Looking ahead: Dallas-Minnesota next week should be a classic. And Minnesota's in trouble. Dallas does everything well on defense that gave them trouble in losses this year to Pittsburgh, Arizona, and Carolina. Favre is going to have a lot of trouble with the Dallas blitz. It's up to Brad Childress and, most of all, Adrian Peterson to keep Brett out of trouble from that blitz. Philly had ZERO running game tonight. Minnesota has a lot different attack, though. This game is Peterson's moment to make himself a megastar or to become a postseason chump. It'll be a completely different game, too, since Minnesota's D is completely capable of turning the tables on Dallas next week and making them look like Philly did tonight. Dallas made enough mistakes (penalties) tonight, has enough shaky spots on their offensive line right now, Minnesota's got enough of a home-field advantage, and Peterson's ready enough to grab the brass ring, that I'll lean toward the Vikings next week.
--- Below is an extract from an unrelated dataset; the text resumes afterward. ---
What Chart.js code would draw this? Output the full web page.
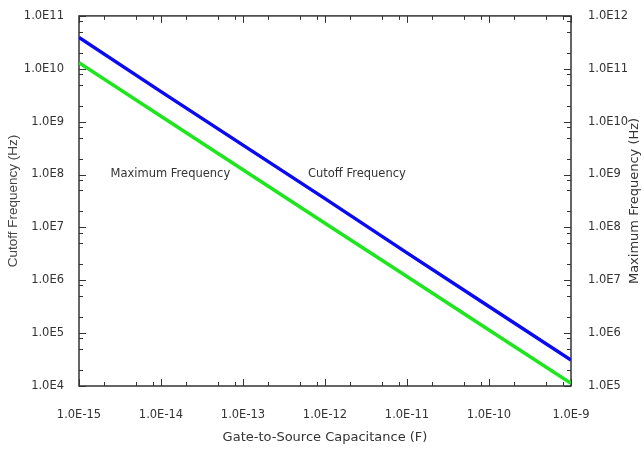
<!DOCTYPE html>
<html>
<head>
<meta charset="utf-8">
<script src="https://cdn.jsdelivr.net/npm/chart.js@4.4.1/dist/chart.umd.min.js"></script>
<style>
  html, body { margin: 0; padding: 0; background: #fff; }
  #wrap { width: 644px; height: 449px; position: relative; }
</style>
</head>
<body>
<div id="wrap"><canvas id="chart"></canvas></div>
<script>
// Gate-to-source capacitance (F) and the two frequencies read at each decade
const capacitance = [1e-15, 1e-14, 1e-13, 1e-12, 1e-11, 1e-10, 1e-9];
const cutoffHz = [3.9e10, 3.7e9, 3.6e8, 3.5e7, 3.3e6, 3.2e5, 3.1e4];
const maxFreqHz = [1.3e11, 1.26e10, 1.23e9, 1.2e8, 1.18e7, 1.15e6, 1.12e5];

const xTicks = [1e-15, 1e-14, 1e-13, 1e-12, 1e-11, 1e-10, 1e-9];
const leftTicks = [1e4, 1e5, 1e6, 1e7, 1e8, 1e9, 1e10, 1e11];
const rightTicks = [1e5, 1e6, 1e7, 1e8, 1e9, 1e10, 1e11, 1e12];

const seriesNames = ['Cutoff Frequency', 'Maximum Frequency'];

const tickFont = { family: 'Tahoma, "DejaVu Sans", sans-serif', size: 11.5 };
const sci = v => '1.0E' + Math.round(Math.log10(v));
const decades = list => scale => { scale.ticks = list.map(v => ({ value: v })); };

// frame with inward tick marks (decades long, 2/5/8 short) on all four sides
const frame = {
  id: 'frame',
  beforeDatasetsDraw(chart) {
    const { ctx, chartArea: a, scales } = chart;
    ctx.save();
    ctx.strokeStyle = '#333';
    ctx.lineWidth = 1.5;
    ctx.strokeRect(a.left, a.top, a.right - a.left, a.bottom - a.top);
    ctx.lineWidth = 1;
    const each = (scale, fn) => {
      const lo = Math.round(Math.log10(scale.min));
      const hi = Math.round(Math.log10(scale.max));
      for (let e = lo; e <= hi; e++) {
        for (const m of [1, 2, 5, 8]) {
          const v = m * Math.pow(10, e);
          if (v > scale.max * 1.0001) continue;
          fn(Math.round(scale.getPixelForValue(v)) + 0.5, m === 1 ? 7 : 4);
        }
      }
    };
    ctx.beginPath();
    each(scales.x, (p, len) => {
      ctx.moveTo(p, a.bottom); ctx.lineTo(p, a.bottom - len);
      ctx.moveTo(p, a.top); ctx.lineTo(p, a.top + len);
    });
    each(scales.y, (p, len) => {
      ctx.moveTo(a.left, p); ctx.lineTo(a.left + len, p);
    });
    each(scales.y2, (p, len) => {
      ctx.moveTo(a.right, p); ctx.lineTo(a.right - len, p);
    });
    ctx.stroke();
    ctx.restore();
  },
  afterDraw(chart) {
    const { ctx, scales } = chart;
    ctx.save();
    ctx.fillStyle = '#333';
    ctx.font = '11.5px Tahoma, "DejaVu Sans", sans-serif';
    ctx.textAlign = 'center';
    ctx.textBaseline = 'middle';
    // series names written next to the lines
    ctx.fillText(seriesNames[1], scales.x.getPixelForValue(1.3e-14), scales.y.getPixelForValue(1e8));
    ctx.fillText(seriesNames[0], scales.x.getPixelForValue(2.45e-12), scales.y.getPixelForValue(1e8));
    // right axis title, reading upwards
    ctx.font = '13px Tahoma, "DejaVu Sans", sans-serif';
    ctx.translate(635, (chart.chartArea.top + chart.chartArea.bottom) / 2);
    ctx.rotate(-Math.PI / 2);
    ctx.fillText('Maximum Frequency (Hz)', 0, 0);
    ctx.restore();
  }
};

const chart = new Chart(document.getElementById('chart'), {
  type: 'line',
  data: {
    datasets: [
      {
        label: seriesNames[0],
        data: capacitance.map((c, i) => ({ x: c, y: cutoffHz[i] })),
        borderColor: '#0a0af0',
        borderWidth: 3.5,
        pointRadius: 0,
        yAxisID: 'y'
      },
      {
        label: seriesNames[1],
        data: capacitance.map((c, i) => ({ x: c, y: maxFreqHz[i] })),
        borderColor: '#1ee61e',
        borderWidth: 3.5,
        pointRadius: 0,
        yAxisID: 'y2'
      }
    ]
  },
  options: {
    responsive: true,
    maintainAspectRatio: false,
    animation: false,
    layout: { padding: { top: 13 } },
    plugins: { legend: { display: false }, tooltip: { enabled: false } },
    scales: {
      x: {
        type: 'logarithmic',
        min: 1e-15,
        max: 1e-9,
        afterBuildTicks: decades(xTicks),
        afterFit: s => { s.height = 63; },
        grid: { display: false },
        border: { display: false },
        ticks: { callback: sci, font: tickFont, color: '#333', padding: 14, maxRotation: 0, autoSkip: false },
        title: {
          display: true,
          text: 'Gate-to-Source Capacitance (F)',
          font: { family: 'Tahoma, "DejaVu Sans", sans-serif', size: 13 },
          color: '#333',
          padding: { top: 4, bottom: 4 }
        }
      },
      y: {
        type: 'logarithmic',
        position: 'left',
        min: 1e4,
        max: 1e11,
        afterBuildTicks: decades(leftTicks),
        afterFit: s => { s.width = 79; },
        grid: { display: false },
        border: { display: false },
        ticks: { callback: sci, font: tickFont, color: '#333', padding: 7, autoSkip: false },
        title: {
          display: true,
          text: 'Cutoff Frequency (Hz)',
          font: { family: '"Liberation Sans", Arial, sans-serif', size: 13.5 },
          color: '#444',
          padding: { top: 5, bottom: 4 }
        }
      },
      y2: {
        type: 'logarithmic',
        position: 'right',
        min: 1e5,
        max: 1e12,
        afterBuildTicks: decades(rightTicks),
        afterFit: s => { s.width = 73; },
        grid: { display: false },
        border: { display: false },
        ticks: { callback: sci, font: tickFont, color: '#333', padding: 9, autoSkip: false }
      }
    }
  },
  plugins: [frame]
});
</script>
</body>
</html>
Like Cincinnati in the first game, Philadelphia will be helped by getting healthier, although the rumor briefly popped up during the broadcast that they won't even re-sign Westbrook next season. Jackson, Maclin and Celek are very talented young receivers. They have a talented o-line. Plenty of talent on defense, too. I imagine one of their priority offseason moves will be to beef up the linebacking corps, where injuries this year forced them into trading for Witherspoon and pulling Jeremiah Trotter back out of mothballs. If they opt against signing Westbrook, RB becomes their top need. It was certainly one of their top weaknesses tonight. RamView's not terribly up on the upcoming draft beyond Ndamukong Suh, but you have to figure C.J. Spiller or Jahvid Best would look real good in Eagles jerseys next year, though better in Rams jerseys, of course.

Enough of the logorrhea; I'm off till noon tomorrow for Ravens-Patriots.

Bartender: I went 2-for-2 today! Drinks for everyone!